As we enter our third general election in four years, as well as a constant reminder of the 2016 EU referendum, employees are suffering from election burnout and anxiety.
David Price, CEO of Health Assured, a health and wellbeing network has given some tips on how a workplace can support an employee through this politically tumultuous time. Mr Price, explains how voter fatigue is a genuine phenomenon, which occurs when people have to repeatedly vote.
Mr Price’s tips are:
Support and allow time
“Don’t tell your staff how to vote—don’t tell them that they have to vote—but be open and empathetic to the worries and fears they might be feeling. One way to combat voter apathy is to allow time off to cast a vote—as voting in the UK falls on a work day, it can be inconvenient for a lot of people who have busy mornings and evenings, for example with the school run. Giving these people an hour in the afternoon to get out and exercise their democratic rights could relieve a lot of pressure.”
Encourage friendly discussion
“This can be difficult, so use your discretion. But if you’re confident in the relationships between your staff, allowing and encouraging chat about the issues we all face going into this election can be a big stress reliever—just make sure that it doesn’t get out of hand! A healthy respect of each other’s opinions is the cornerstone of a good relationship, especially a working one.”

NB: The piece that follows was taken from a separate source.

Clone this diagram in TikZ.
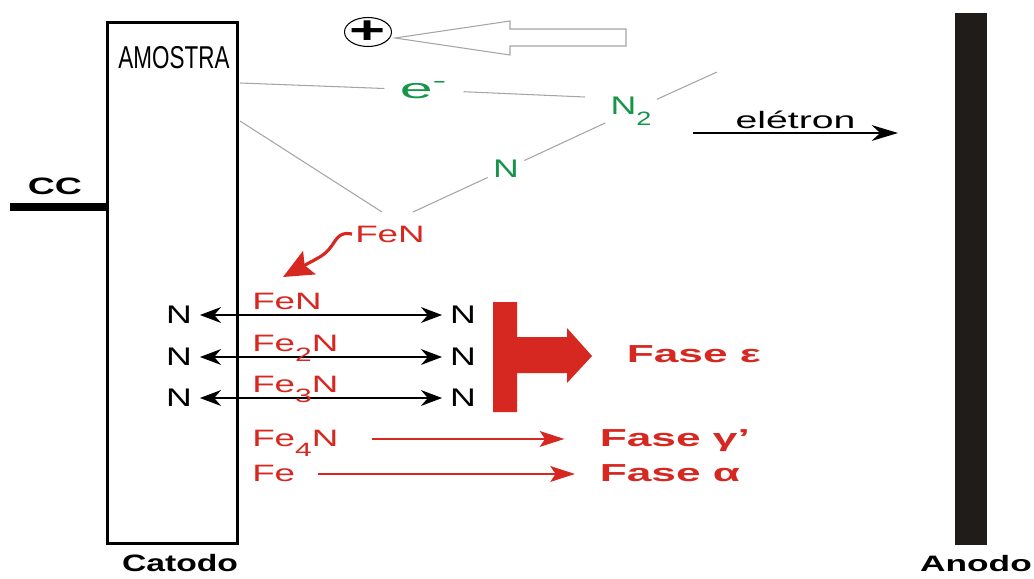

“With all the uncertainty in the press, it’s natural that people will feel nervous and anxious. As election season hots up, and manifestos land in people’s letterboxes, it can feel like doom and gloom—especially as this is a winter election, with the nights drawing in.
“If you have an employee assistance programme (EAP) in place, this is the perfect time to direct people to it. While the service won’t be able to tell people how to vote, the counsellors on the other end of the line will be able to offer solid, actionable advice on coping with the pressures and alleviating anxiety.”
Keep it up
“The pressures don’t end after election night. Whatever happens in December, whoever wins, we may be in for turbulent times ahead. Just be sure to offer all the advice above, and keep it up as we head into what will hopefully be a bright new year.”
The UK General Election will be held on the 12th December 2019.